The foremost researcher on U.S. funding to the anti-Chavez opposition, Eva Golinger, claims Canadian groups are playing a growing role in Venezuela and according to a May 2010 report from Spanish NGO Fride, “Canada is the third most important provider of democracy assistance” to Venezuela after the U.S. and Spain. Burron describes an interview with a Canadian “official [who] repeatedly expressed concerns about the quality of democracy in Venezuela, noting that the [Federal government’s] Glyn Berry program provided funds to a ‘get out the vote’ campaign in the last round of elections in that country.” You can bet it wasn’t designed to get Chavez supporters to the polls.
Ottawa is not forthcoming with information about the groups they fund in Venezuela, but according to disclosures made in response to a question by former NDP Foreign Affairs critic, Alexa McDonough, Canada helped finance Súmate, an NGO at the forefront of anti-Chavez political campaigns.

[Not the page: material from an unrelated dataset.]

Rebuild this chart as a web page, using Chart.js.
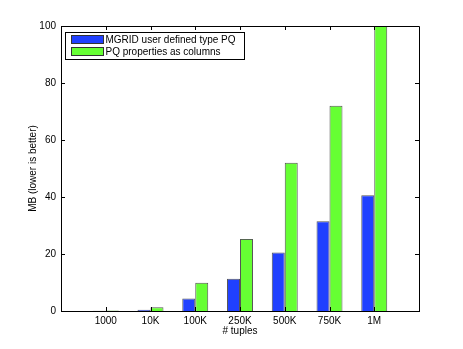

Canada gave Súmate $22,000 in 2005-06. Minister of International Cooperation, José Verner, explained that “Canada considered Súmate to be an experienced NGO with the capability to promote respect for democracy, particularly a free and fair electoral process in Venezuela.” Yet the name of Súmate leader, Maria Corina Machado, who Foreign Affairs invited to Ottawa in January 2005, appeared on a list of people who endorsed the 2002 coup against Chavez, for which she faced charges of treason.
The simple truth is that the current government in Ottawa supports the old elites that long worked with the U.S. empire. It opposes the progressive social transformations taking place in a number of Latin American countries and as a result it supports civil society groups opposed to these developments.